Afterward, Norried went to Fort Eisenhower, then known at Fort Gordon, Georgia, to learn the intricacies of signal support operations. Soldiers learn to work with cables, build computers and set up satellite communications. As a new student, she initially found signal to be a complex subject to tackle.

"Back in my day, there were a multitude of wires for every type of connection," said Norried. "Figuring it all out was super overwhelming."

Not only did she become proficient in her work, but when communications went down for her training unit, her superiors sarcastically told her to fix it, and she did. They were shocked when she could do it and completely restored communication lines.

"What I thought was just a test turned out to be the real deal," said Norried. "I made a powerful impression that day."

Later, during her first deployment, she established communications between a unit in Iraq and one in America at Fort Liberty, then Fort Bragg, North Carolina. She spent a lot of time reviewing the training manuals because she would often be the only qualified signal operator for the entire company.

"The awakening moment for me was the first time a patrol came back without everyone alive," said Norried. "I knew then that I needed to do everything I could to maintain communication."

Her proficiency as a signal operator led to her recruitment for a civilian position at Oshkosh Defense in 2015. Oshkosh Defense manufactures military vehicles and technology focused on mobility, protection, and sustainability for defense and security needs worldwide, and Norried used her experience in signal to earn the job.

Her current command at the 415th Civil Affairs Battalion specially identified her to join Alpha Company for their rotation to Poland. Her top priority is ensuring her team can communicate quickly with all the outstations and field teams.

"I think I was chosen because I went with this company to the Joint Readiness Training Center," said Norried. "I kept all their communications active throughout the training exercise so they knew they could depend on me."

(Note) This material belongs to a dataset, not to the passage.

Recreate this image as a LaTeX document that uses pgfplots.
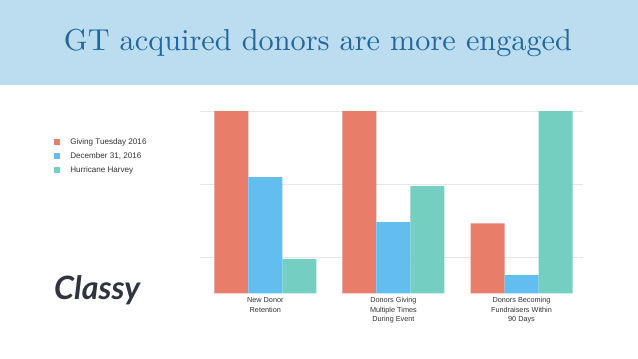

For Norried, Women's History Month is a reminder of how far women have come in the world, especially in the military. Through the U.S. Army, she has consistently been able to set herself apart. From fixing a whole battalion's communications to gaining an elite career in the civilian world, Norried has been able to advance herself in new opportunities to be all she can be.

“I am so grateful to have the opportunity to accomplish the mission in Poland and share my knowledge and experience with our partner forces,” said Norried. “As V Corps likes to say, it will be done!”